It has been less than two weeks since the U.S. presidential election. So far markets have reacted generally positively to the results, although with unsustainable volatility.
The most eye-popping numbers come from the bond market.
The Financial Times reported that global bond values have been reduced by more than $1.5 trillion since the election. The 10-year Treasury note surged by 60 basis points in just three trading days – touching the year’s high of 2.3 percent. Equity markets have rallied sharply and the dollar has surged higher.
The trend has spread outside the U.S. as well, with Japanese 10-year government bonds getting above zero for the first time in two months and hitting levels not seen since February.
Monetary policy is pretty much over and fiscal stimulus seems like the natural next step. Analysts are expecting yields to keep increasing, with some forecasts that call for the 10-year note to get as high as 6 percent in five years, based on the President-elect’s business agenda.

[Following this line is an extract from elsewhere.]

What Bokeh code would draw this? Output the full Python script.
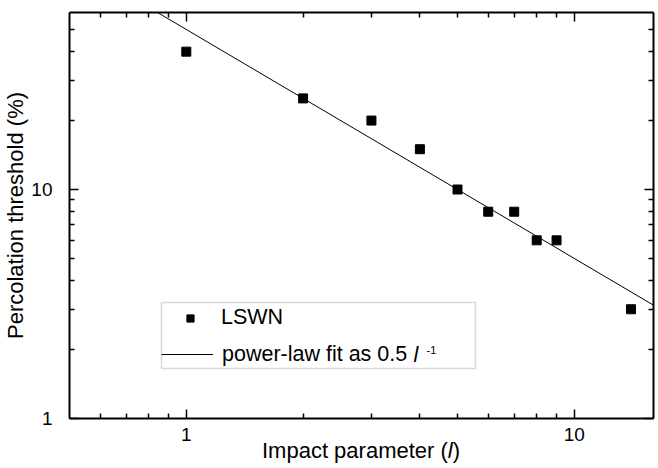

Clearly, markets are responding to the parts of the Trump economic plan that they like best: Increased U.S. infrastructure spending and higher growth, lower taxes, deregulation and, potentially, more inflation. Among market winners are certain commodities that could be used in a grand infrastructure rebuilding plan.
But it goes without saying that markets should not trust that everything going forward will be to their liking.

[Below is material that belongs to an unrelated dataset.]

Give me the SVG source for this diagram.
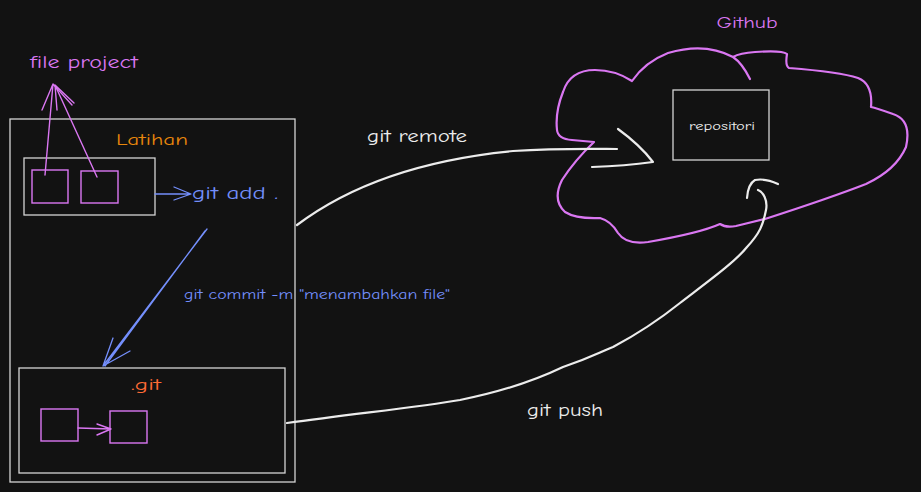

In a separate development, bond yields have been rising in Italy as markets are already looking forward to the next big political event – the Dec. 4 referendum on constitutional changes in that country.

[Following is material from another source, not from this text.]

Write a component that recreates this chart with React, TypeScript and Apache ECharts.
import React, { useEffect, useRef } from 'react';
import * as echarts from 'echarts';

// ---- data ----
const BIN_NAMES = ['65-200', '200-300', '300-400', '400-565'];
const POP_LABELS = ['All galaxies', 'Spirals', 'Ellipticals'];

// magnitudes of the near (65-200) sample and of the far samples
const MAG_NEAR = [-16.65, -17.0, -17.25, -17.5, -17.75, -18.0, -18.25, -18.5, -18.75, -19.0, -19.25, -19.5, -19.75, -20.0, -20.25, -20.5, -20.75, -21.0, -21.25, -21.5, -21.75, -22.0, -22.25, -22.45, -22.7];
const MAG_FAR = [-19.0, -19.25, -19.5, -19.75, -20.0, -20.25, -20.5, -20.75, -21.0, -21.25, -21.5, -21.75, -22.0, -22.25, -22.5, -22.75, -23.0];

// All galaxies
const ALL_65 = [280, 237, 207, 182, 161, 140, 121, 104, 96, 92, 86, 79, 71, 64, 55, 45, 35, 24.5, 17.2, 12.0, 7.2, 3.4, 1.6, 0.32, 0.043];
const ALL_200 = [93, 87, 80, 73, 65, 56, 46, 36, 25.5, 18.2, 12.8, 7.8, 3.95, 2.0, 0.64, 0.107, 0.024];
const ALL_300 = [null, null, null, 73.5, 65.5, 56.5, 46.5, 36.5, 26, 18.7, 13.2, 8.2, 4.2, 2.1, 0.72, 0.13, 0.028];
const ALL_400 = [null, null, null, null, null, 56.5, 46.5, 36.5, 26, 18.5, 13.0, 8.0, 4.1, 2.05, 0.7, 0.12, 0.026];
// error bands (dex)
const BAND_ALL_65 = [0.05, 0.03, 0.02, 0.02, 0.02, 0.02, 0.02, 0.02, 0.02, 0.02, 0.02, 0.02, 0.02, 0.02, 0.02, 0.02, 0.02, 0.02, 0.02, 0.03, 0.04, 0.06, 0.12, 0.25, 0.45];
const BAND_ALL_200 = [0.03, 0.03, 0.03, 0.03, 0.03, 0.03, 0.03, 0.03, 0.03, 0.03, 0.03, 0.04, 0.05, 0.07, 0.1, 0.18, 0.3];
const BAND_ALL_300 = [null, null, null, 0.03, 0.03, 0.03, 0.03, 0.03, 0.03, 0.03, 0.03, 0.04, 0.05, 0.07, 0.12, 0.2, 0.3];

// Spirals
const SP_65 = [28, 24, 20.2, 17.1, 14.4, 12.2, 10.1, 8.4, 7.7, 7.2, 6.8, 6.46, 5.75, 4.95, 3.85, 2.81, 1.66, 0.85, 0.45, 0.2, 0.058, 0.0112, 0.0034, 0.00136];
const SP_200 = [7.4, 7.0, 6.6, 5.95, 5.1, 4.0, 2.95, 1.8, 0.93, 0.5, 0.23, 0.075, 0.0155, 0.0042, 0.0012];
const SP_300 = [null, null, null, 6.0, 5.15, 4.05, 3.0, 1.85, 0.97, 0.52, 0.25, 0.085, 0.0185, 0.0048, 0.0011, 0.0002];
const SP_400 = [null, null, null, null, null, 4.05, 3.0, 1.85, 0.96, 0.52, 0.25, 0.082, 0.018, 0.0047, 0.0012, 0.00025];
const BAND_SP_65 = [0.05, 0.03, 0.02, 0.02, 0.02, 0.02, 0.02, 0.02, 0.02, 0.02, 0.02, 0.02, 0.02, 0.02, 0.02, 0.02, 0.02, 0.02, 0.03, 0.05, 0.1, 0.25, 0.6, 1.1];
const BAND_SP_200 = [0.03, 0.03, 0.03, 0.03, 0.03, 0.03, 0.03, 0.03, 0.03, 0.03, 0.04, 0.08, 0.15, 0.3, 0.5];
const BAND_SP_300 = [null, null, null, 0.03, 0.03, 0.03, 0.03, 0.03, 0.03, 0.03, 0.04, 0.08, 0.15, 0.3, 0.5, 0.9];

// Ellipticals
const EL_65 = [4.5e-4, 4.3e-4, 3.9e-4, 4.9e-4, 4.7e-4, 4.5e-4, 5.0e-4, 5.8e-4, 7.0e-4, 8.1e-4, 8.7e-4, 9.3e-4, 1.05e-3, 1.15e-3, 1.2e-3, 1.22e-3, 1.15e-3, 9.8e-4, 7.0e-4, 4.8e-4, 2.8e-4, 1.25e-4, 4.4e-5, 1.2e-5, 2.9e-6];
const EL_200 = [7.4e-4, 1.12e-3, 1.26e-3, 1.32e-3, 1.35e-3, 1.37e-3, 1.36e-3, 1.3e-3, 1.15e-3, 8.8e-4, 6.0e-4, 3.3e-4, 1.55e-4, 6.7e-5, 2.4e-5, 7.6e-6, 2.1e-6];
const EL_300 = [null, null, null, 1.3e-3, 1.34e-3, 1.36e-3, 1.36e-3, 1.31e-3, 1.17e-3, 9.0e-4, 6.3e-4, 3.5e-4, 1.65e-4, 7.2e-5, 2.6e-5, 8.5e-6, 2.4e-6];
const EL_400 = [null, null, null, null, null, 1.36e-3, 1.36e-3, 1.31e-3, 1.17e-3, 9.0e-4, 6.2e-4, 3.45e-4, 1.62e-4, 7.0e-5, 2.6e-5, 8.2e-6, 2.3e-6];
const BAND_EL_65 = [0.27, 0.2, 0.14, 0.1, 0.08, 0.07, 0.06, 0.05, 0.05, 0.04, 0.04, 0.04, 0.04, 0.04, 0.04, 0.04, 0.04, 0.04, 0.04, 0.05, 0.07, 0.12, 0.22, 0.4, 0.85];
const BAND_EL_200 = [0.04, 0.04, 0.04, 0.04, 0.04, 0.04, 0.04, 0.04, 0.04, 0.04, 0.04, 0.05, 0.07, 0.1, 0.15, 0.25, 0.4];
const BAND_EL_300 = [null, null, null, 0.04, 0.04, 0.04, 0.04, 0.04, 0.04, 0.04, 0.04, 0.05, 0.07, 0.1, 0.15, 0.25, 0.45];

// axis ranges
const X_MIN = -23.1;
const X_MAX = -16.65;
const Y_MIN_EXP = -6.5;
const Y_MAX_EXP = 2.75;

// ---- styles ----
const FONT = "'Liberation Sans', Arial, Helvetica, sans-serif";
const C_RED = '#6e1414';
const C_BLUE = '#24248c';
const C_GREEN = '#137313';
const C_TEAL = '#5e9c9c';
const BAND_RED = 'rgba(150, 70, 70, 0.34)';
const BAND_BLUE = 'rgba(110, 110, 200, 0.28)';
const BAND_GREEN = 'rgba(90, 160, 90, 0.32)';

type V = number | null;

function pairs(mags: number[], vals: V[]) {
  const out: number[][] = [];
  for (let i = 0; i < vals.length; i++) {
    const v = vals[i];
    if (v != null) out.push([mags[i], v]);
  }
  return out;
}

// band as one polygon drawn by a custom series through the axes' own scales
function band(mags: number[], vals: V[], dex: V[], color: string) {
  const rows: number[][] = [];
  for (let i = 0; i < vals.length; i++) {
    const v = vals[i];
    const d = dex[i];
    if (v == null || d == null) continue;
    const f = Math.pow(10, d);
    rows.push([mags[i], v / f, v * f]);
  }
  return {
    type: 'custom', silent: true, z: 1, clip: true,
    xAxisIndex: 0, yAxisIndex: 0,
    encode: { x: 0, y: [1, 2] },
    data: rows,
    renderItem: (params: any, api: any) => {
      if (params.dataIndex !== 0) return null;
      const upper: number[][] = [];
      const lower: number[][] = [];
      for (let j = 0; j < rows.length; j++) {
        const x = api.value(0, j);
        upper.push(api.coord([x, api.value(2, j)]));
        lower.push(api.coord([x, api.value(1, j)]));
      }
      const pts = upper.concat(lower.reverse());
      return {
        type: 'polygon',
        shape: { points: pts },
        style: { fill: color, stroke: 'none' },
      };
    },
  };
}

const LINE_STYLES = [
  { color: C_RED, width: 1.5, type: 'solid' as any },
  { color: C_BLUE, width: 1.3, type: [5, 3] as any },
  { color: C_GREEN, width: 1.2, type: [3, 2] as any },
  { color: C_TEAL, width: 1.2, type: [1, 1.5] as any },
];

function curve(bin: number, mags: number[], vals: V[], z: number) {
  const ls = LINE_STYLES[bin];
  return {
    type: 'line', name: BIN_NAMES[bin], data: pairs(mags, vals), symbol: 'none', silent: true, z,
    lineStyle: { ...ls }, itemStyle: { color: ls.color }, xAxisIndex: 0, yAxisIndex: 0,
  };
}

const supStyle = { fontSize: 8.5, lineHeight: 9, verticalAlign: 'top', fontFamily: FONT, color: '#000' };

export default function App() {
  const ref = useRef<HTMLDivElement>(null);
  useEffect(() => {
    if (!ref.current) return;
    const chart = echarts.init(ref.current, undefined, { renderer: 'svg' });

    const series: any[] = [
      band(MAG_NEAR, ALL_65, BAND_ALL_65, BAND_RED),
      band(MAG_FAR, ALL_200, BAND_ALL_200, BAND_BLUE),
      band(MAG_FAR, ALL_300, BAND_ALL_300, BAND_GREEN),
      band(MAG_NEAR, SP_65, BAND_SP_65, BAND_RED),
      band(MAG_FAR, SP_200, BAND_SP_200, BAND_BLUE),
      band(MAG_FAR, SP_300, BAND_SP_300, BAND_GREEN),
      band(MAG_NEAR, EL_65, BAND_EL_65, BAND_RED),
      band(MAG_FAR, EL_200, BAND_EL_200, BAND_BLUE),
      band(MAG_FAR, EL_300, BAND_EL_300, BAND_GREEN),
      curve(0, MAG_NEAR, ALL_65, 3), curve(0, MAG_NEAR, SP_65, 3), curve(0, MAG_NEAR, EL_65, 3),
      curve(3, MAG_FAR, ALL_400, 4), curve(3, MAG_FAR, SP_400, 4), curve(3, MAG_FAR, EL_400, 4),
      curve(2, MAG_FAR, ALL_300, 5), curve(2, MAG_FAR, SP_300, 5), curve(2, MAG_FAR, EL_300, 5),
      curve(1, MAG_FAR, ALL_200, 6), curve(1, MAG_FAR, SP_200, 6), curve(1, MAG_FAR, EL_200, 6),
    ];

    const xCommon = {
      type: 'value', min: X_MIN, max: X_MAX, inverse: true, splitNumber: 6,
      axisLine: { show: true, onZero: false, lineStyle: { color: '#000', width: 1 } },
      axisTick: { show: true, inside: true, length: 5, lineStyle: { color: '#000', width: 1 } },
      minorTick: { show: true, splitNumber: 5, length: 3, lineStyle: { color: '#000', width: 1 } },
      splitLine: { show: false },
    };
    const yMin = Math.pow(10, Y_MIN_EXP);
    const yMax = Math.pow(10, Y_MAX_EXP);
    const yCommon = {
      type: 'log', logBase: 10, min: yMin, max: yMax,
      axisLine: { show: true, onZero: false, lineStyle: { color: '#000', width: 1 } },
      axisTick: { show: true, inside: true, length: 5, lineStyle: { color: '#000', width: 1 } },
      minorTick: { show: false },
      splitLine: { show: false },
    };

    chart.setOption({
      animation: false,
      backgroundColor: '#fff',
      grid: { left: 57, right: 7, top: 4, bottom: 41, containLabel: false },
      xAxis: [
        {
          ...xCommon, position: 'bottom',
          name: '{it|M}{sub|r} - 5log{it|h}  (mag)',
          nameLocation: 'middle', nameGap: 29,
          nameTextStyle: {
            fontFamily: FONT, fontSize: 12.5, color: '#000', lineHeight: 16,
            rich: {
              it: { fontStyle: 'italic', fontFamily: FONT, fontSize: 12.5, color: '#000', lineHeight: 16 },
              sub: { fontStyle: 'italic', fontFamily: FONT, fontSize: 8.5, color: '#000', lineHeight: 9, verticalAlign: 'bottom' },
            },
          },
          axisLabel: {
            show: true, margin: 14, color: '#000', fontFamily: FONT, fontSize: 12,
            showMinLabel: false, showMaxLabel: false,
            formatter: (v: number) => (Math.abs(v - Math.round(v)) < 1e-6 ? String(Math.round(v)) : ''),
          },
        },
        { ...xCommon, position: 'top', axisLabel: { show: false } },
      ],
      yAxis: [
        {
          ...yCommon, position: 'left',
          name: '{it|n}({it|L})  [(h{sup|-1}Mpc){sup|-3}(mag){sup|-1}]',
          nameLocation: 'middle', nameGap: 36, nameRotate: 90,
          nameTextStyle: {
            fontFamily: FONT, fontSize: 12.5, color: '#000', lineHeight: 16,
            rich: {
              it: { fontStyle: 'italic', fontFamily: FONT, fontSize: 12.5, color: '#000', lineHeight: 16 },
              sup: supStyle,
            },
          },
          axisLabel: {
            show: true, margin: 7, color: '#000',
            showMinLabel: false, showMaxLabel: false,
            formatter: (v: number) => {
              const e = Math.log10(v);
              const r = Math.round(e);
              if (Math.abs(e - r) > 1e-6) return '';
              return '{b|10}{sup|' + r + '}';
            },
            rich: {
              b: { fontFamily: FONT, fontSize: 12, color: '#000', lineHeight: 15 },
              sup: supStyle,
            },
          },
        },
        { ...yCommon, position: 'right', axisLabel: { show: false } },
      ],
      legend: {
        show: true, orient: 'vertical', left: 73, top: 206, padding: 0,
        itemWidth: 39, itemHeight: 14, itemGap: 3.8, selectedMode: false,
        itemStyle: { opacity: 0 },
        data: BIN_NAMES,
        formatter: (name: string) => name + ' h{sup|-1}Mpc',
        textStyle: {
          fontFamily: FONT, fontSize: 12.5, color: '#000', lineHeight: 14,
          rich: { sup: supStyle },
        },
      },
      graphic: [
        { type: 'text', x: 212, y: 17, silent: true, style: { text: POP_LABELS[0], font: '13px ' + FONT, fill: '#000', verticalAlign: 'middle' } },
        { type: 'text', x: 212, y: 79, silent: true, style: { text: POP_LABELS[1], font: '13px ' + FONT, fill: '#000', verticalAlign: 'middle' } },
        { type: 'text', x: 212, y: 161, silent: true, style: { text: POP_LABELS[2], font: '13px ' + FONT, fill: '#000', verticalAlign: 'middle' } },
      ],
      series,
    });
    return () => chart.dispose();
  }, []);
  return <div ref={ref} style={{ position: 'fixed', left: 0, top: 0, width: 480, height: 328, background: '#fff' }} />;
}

In that market we are seeing a sell-off due to concerns that the same wave of populism that brought in Brexit and Trump will prevail there. Italy actually has a 50-year bond that has lost 14 percent of its value over the past month.
This particular sell-off is based on – you guessed it – public opinion polls that show the populist side winning. Of course with polls having been completely wrong on the last three major political events – last year’s U.K. election, Brexit and the U.S. election – you have to wonder why markets put any credence in them at all.
My View: We are still early in the game and a lot can change over the coming months. There is no doubt we will see setbacks, but if a positive, pro-growth agenda prevails, we should expect higher growth, higher inflation and, potentially, a higher U.S. dollar.